> [Source data]:
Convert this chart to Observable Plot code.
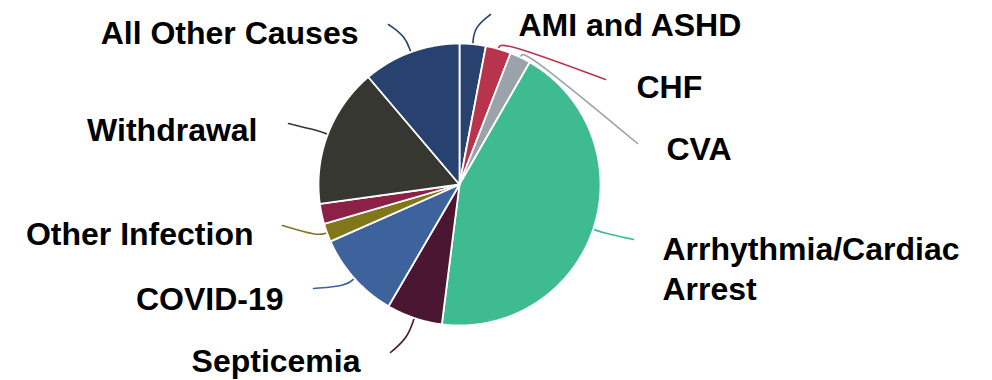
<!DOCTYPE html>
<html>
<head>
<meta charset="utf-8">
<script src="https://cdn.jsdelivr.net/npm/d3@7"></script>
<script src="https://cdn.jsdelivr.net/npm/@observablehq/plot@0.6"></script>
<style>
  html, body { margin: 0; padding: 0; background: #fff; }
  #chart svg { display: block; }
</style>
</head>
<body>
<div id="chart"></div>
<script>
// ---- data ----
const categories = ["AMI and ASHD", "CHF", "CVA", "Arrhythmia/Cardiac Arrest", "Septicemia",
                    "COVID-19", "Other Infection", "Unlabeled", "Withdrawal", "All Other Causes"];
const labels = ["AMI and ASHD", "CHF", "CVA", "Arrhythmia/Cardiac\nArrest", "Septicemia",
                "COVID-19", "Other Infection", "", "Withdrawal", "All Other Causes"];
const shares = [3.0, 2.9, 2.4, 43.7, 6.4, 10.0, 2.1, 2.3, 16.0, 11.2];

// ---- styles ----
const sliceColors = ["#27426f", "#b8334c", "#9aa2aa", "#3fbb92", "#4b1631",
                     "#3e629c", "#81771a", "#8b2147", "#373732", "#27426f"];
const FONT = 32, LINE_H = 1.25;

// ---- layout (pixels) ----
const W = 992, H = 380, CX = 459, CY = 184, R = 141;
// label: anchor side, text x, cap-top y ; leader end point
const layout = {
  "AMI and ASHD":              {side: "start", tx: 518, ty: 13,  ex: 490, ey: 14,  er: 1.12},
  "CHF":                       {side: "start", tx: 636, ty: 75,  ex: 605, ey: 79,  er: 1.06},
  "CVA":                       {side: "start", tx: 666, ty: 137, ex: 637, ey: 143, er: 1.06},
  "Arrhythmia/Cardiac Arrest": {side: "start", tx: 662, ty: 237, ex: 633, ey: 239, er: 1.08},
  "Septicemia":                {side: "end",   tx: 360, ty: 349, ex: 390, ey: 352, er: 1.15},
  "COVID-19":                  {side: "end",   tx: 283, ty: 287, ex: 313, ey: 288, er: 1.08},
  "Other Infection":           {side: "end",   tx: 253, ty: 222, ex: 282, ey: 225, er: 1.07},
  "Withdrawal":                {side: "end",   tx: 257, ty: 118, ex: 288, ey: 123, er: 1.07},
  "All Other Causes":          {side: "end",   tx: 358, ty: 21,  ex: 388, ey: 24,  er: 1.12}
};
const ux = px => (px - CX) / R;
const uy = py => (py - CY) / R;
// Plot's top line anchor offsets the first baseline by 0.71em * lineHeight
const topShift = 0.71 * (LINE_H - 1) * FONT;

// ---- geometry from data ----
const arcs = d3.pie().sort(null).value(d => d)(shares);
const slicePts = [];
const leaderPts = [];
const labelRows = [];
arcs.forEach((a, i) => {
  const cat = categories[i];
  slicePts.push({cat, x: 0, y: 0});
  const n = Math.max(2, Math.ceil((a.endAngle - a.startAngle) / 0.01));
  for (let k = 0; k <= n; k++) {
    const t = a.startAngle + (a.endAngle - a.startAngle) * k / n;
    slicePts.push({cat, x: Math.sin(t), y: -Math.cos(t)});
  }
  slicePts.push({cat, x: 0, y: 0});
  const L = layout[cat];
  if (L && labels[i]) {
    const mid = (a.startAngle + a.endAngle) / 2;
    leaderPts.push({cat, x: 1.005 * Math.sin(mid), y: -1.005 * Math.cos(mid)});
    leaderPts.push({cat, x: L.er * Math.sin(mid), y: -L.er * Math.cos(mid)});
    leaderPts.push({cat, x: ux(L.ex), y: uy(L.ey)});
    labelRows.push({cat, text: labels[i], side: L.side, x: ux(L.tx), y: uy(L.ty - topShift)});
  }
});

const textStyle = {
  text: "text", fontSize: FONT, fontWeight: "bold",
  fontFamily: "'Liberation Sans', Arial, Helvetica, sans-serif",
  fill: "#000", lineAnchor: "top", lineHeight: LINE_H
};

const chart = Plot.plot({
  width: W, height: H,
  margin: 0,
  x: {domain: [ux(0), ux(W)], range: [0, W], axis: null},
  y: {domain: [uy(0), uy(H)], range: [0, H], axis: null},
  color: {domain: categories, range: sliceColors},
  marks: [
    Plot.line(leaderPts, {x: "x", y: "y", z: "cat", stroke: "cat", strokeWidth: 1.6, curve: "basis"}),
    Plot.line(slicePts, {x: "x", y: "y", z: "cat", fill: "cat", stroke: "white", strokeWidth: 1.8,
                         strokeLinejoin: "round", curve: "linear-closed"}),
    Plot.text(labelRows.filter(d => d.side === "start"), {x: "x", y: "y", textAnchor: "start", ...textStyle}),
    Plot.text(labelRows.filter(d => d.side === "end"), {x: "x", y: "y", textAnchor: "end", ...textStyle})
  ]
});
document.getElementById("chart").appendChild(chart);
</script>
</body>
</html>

> [Do this]: Quote, exactly and only, the lines from the first line of the data above through the line containing "const FONT = 32, LINE_H = 1.25;". The pictures do not belong in it.

> [Exercise response]:
Convert this chart to Observable Plot code.
<!DOCTYPE html>
<html>
<head>
<meta charset="utf-8">
<script src="https://cdn.jsdelivr.net/npm/d3@7"></script>
<script src="https://cdn.jsdelivr.net/npm/@observablehq/plot@0.6"></script>
<style>
  html, body { margin: 0; padding: 0; background: #fff; }
  #chart svg { display: block; }
</style>
</head>
<body>
<div id="chart"></div>
<script>
// ---- data ----
const categories = ["AMI and ASHD", "CHF", "CVA", "Arrhythmia/Cardiac Arrest", "Septicemia",
                    "COVID-19", "Other Infection", "Unlabeled", "Withdrawal", "All Other Causes"];
const labels = ["AMI and ASHD", "CHF", "CVA", "Arrhythmia/Cardiac\nArrest", "Septicemia",
                "COVID-19", "Other Infection", "", "Withdrawal", "All Other Causes"];
const shares = [3.0, 2.9, 2.4, 43.7, 6.4, 10.0, 2.1, 2.3, 16.0, 11.2];

// ---- styles ----
const sliceColors = ["#27426f", "#b8334c", "#9aa2aa", "#3fbb92", "#4b1631",
                     "#3e629c", "#81771a", "#8b2147", "#373732", "#27426f"];
const FONT = 32, LINE_H = 1.25;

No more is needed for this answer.